# Do this
Return the data exactly, with all pictures removed.

# Dataset excerpt
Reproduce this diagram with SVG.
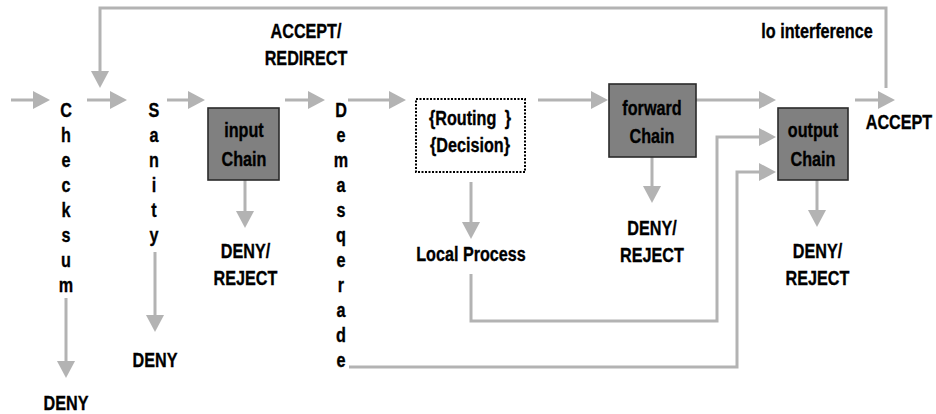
<svg xmlns="http://www.w3.org/2000/svg" width="936" height="414" viewBox="0 0 936 414">
<style>
.t{font-family:"Liberation Sans",Arial,sans-serif;font-weight:bold;font-size:21px;fill:#000;stroke:#000;stroke-width:0.35;text-anchor:middle}
.c{fill:none;stroke:#b3b3b3;stroke-width:3}
.box{fill:#808080;stroke:#2a2a2a;stroke-width:1.6}
.dot{fill:#fff;stroke:#000;stroke-width:2;stroke-dasharray:2 1.5}
</style>
<defs>
<marker id="ah" viewBox="0 0 17 18" refX="11" refY="9" markerWidth="17" markerHeight="18" markerUnits="userSpaceOnUse" orient="auto">
<path d="M0,0 L17,9 L0,18 z" fill="#b3b3b3"/>
</marker>
</defs>
<rect width="936" height="414" fill="#fff"/>
<g id="connectors">
<path class="c" d="M11,100 H44" marker-end="url(#ah)"/>
<path class="c" d="M87,100 H121" marker-end="url(#ah)"/>
<path class="c" d="M167,100 H199" marker-end="url(#ah)"/>
<path class="c" d="M285,100 H319" marker-end="url(#ah)"/>
<path class="c" d="M348,100 H400" marker-end="url(#ah)"/>
<path class="c" d="M538,100 H602" marker-end="url(#ah)"/>
<path class="c" d="M696,100 H770" marker-end="url(#ah)"/>
<path class="c" d="M855,100 H889" marker-end="url(#ah)"/>
<path class="c" d="M886,88 V8 H100 V82" marker-end="url(#ah)"/>
<path class="c" d="M245,180 V222" marker-end="url(#ah)"/>
<path class="c" d="M471,182 V233" marker-end="url(#ah)"/>
<path class="c" d="M652,157 V197" marker-end="url(#ah)"/>
<path class="c" d="M817,180 V221" marker-end="url(#ah)"/>
<path class="c" d="M66,298 V372" marker-end="url(#ah)"/>
<path class="c" d="M155,252 V326" marker-end="url(#ah)"/>
<path class="c" d="M471,274 V321 H717 V137 H770" marker-end="url(#ah)"/>
<path class="c" d="M349,367 H737 V172 H770" marker-end="url(#ah)"/>
</g>
<g id="checksum">
<text class="t" transform="translate(66 0) scale(0.77 1)"><tspan x="0" y="117">C</tspan><tspan x="0" y="142">h</tspan><tspan x="0" y="167">e</tspan><tspan x="0" y="192">c</tspan><tspan x="0" y="217">k</tspan><tspan x="0" y="242">s</tspan><tspan x="0" y="267">u</tspan><tspan x="0" y="292">m</tspan></text>
</g>
<g id="checksum-deny">
<text class="t" transform="translate(66 410) scale(0.77 1)">DENY</text>
</g>
<g id="sanity">
<text class="t" transform="translate(154 0) scale(0.77 1)"><tspan x="0" y="117">S</tspan><tspan x="0" y="142">a</tspan><tspan x="0" y="167">n</tspan><tspan x="0" y="192">i</tspan><tspan x="0" y="217">t</tspan><tspan x="0" y="242">y</tspan></text>
</g>
<g id="sanity-deny">
<text class="t" transform="translate(155 367) scale(0.77 1)">DENY</text>
</g>
<g id="input-chain">
<rect class="box" x="208" y="108" width="71" height="72"/>
<text class="t" transform="translate(244 0) scale(0.77 1)"><tspan x="0" y="137">input</tspan><tspan x="0" y="166">Chain</tspan></text>
</g>
<g id="input-deny">
<text class="t" transform="translate(245.5 0) scale(0.77 1)"><tspan x="0" y="258">DENY/</tspan><tspan x="0" y="285">REJECT</tspan></text>
</g>
<g id="accept-redirect">
<text class="t" transform="translate(306 0) scale(0.77 1)"><tspan x="0" y="38">ACCEPT/</tspan><tspan x="0" y="65">REDIRECT</tspan></text>
</g>
<g id="demasquerade">
<text class="t" transform="translate(341 0) scale(0.77 1)"><tspan x="0" y="117">D</tspan><tspan x="0" y="142">e</tspan><tspan x="0" y="167">m</tspan><tspan x="0" y="192">a</tspan><tspan x="0" y="217">s</tspan><tspan x="0" y="242">q</tspan><tspan x="0" y="267">e</tspan><tspan x="0" y="292">r</tspan><tspan x="0" y="317">a</tspan><tspan x="0" y="342">d</tspan><tspan x="0" y="367">e</tspan></text>
</g>
<g id="routing-decision">
<rect class="dot" x="416" y="99" width="109" height="73"/>
<text class="t" transform="translate(470 0) scale(0.77 1)"><tspan x="0" y="125">{Routing <tspan dx="5">}</tspan></tspan><tspan x="0" y="152">{Decision}</tspan></text>
</g>
<g id="local-process">
<text class="t" transform="translate(471 261) scale(0.77 1)">Local Process</text>
</g>
<g id="forward-chain">
<rect class="box" x="609" y="84" width="87" height="73"/>
<text class="t" transform="translate(652 0) scale(0.77 1)"><tspan x="0" y="115">forward</tspan><tspan x="0" y="143">Chain</tspan></text>
</g>
<g id="forward-deny">
<text class="t" transform="translate(652 0) scale(0.77 1)"><tspan x="0" y="235">DENY/</tspan><tspan x="0" y="262">REJECT</tspan></text>
</g>
<g id="output-chain">
<rect class="box" x="778" y="108" width="70" height="72"/>
<text class="t" transform="translate(813 0) scale(0.77 1)"><tspan x="0" y="137">output</tspan><tspan x="0" y="166">Chain</tspan></text>
</g>
<g id="output-deny">
<text class="t" transform="translate(817.5 0) scale(0.77 1)"><tspan x="0" y="258">DENY/</tspan><tspan x="0" y="285">REJECT</tspan></text>
</g>
<g id="lo-interference">
<text class="t" transform="translate(817 38) scale(0.77 1)">lo interference</text>
</g>
<g id="accept">
<text class="t" transform="translate(899 129) scale(0.77 1)">ACCEPT</text>
</g>
</svg>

# Result for this exercise
Reproduce this diagram with SVG.
<svg xmlns="http://www.w3.org/2000/svg" width="936" height="414" viewBox="0 0 936 414">
<style>
.t{font-family:"Liberation Sans",Arial,sans-serif;font-weight:bold;font-size:21px;fill:#000;stroke:#000;stroke-width:0.35;text-anchor:middle}
.c{fill:none;stroke:#b3b3b3;stroke-width:3}
.box{fill:#808080;stroke:#2a2a2a;stroke-width:1.6}
.dot{fill:#fff;stroke:#000;stroke-width:2;stroke-dasharray:2 1.5}
</style>
<defs>
<marker id="ah" viewBox="0 0 17 18" refX="11" refY="9" markerWidth="17" markerHeight="18" markerUnits="userSpaceOnUse" orient="auto">
<path d="M0,0 L17,9 L0,18 z" fill="#b3b3b3"/>
</marker>
</defs>
<rect width="936" height="414" fill="#fff"/>
<g id="connectors">
<path class="c" d="M11,100 H44" marker-end="url(#ah)"/>
<path class="c" d="M87,100 H121" marker-end="url(#ah)"/>
<path class="c" d="M167,100 H199" marker-end="url(#ah)"/>
<path class="c" d="M285,100 H319" marker-end="url(#ah)"/>
<path class="c" d="M348,100 H400" marker-end="url(#ah)"/>
<path class="c" d="M538,100 H602" marker-end="url(#ah)"/>
<path class="c" d="M696,100 H770" marker-end="url(#ah)"/>
<path class="c" d="M855,100 H889" marker-end="url(#ah)"/>
<path class="c" d="M886,88 V8 H100 V82" marker-end="url(#ah)"/>
<path class="c" d="M245,180 V222" marker-end="url(#ah)"/>
<path class="c" d="M471,182 V233" marker-end="url(#ah)"/>
<path class="c" d="M652,157 V197" marker-end="url(#ah)"/>
<path class="c" d="M817,180 V221" marker-end="url(#ah)"/>
<path class="c" d="M66,298 V372" marker-end="url(#ah)"/>
<path class="c" d="M155,252 V326" marker-end="url(#ah)"/>
<path class="c" d="M471,274 V321 H717 V137 H770" marker-end="url(#ah)"/>
<path class="c" d="M349,367 H737 V172 H770" marker-end="url(#ah)"/>
</g>
<g id="checksum">
<text class="t" transform="translate(66 0) scale(0.77 1)"><tspan x="0" y="117">C</tspan><tspan x="0" y="142">h</tspan><tspan x="0" y="167">e</tspan><tspan x="0" y="192">c</tspan><tspan x="0" y="217">k</tspan><tspan x="0" y="242">s</tspan><tspan x="0" y="267">u</tspan><tspan x="0" y="292">m</tspan></text>
</g>
<g id="checksum-deny">
<text class="t" transform="translate(66 410) scale(0.77 1)">DENY</text>
</g>
<g id="sanity">
<text class="t" transform="translate(154 0) scale(0.77 1)"><tspan x="0" y="117">S</tspan><tspan x="0" y="142">a</tspan><tspan x="0" y="167">n</tspan><tspan x="0" y="192">i</tspan><tspan x="0" y="217">t</tspan><tspan x="0" y="242">y</tspan></text>
</g>
<g id="sanity-deny">
<text class="t" transform="translate(155 367) scale(0.77 1)">DENY</text>
</g>
<g id="input-chain">
<rect class="box" x="208" y="108" width="71" height="72"/>
<text class="t" transform="translate(244 0) scale(0.77 1)"><tspan x="0" y="137">input</tspan><tspan x="0" y="166">Chain</tspan></text>
</g>
<g id="input-deny">
<text class="t" transform="translate(245.5 0) scale(0.77 1)"><tspan x="0" y="258">DENY/</tspan><tspan x="0" y="285">REJECT</tspan></text>
</g>
<g id="accept-redirect">
<text class="t" transform="translate(306 0) scale(0.77 1)"><tspan x="0" y="38">ACCEPT/</tspan><tspan x="0" y="65">REDIRECT</tspan></text>
</g>
<g id="demasquerade">
<text class="t" transform="translate(341 0) scale(0.77 1)"><tspan x="0" y="117">D</tspan><tspan x="0" y="142">e</tspan><tspan x="0" y="167">m</tspan><tspan x="0" y="192">a</tspan><tspan x="0" y="217">s</tspan><tspan x="0" y="242">q</tspan><tspan x="0" y="267">e</tspan><tspan x="0" y="292">r</tspan><tspan x="0" y="317">a</tspan><tspan x="0" y="342">d</tspan><tspan x="0" y="367">e</tspan></text>
</g>
<g id="routing-decision">
<rect class="dot" x="416" y="99" width="109" height="73"/>
<text class="t" transform="translate(470 0) scale(0.77 1)"><tspan x="0" y="125">{Routing <tspan dx="5">}</tspan></tspan><tspan x="0" y="152">{Decision}</tspan></text>
</g>
<g id="local-process">
<text class="t" transform="translate(471 261) scale(0.77 1)">Local Process</text>
</g>
<g id="forward-chain">
<rect class="box" x="609" y="84" width="87" height="73"/>
<text class="t" transform="translate(652 0) scale(0.77 1)"><tspan x="0" y="115">forward</tspan><tspan x="0" y="143">Chain</tspan></text>
</g>
<g id="forward-deny">
<text class="t" transform="translate(652 0) scale(0.77 1)"><tspan x="0" y="235">DENY/</tspan><tspan x="0" y="262">REJECT</tspan></text>
</g>
<g id="output-chain">
<rect class="box" x="778" y="108" width="70" height="72"/>
<text class="t" transform="translate(813 0) scale(0.77 1)"><tspan x="0" y="137">output</tspan><tspan x="0" y="166">Chain</tspan></text>
</g>
<g id="output-deny">
<text class="t" transform="translate(817.5 0) scale(0.77 1)"><tspan x="0" y="258">DENY/</tspan><tspan x="0" y="285">REJECT</tspan></text>
</g>
<g id="lo-interference">
<text class="t" transform="translate(817 38) scale(0.77 1)">lo interference</text>
</g>
<g id="accept">
<text class="t" transform="translate(899 129) scale(0.77 1)">ACCEPT</text>
</g>
</svg>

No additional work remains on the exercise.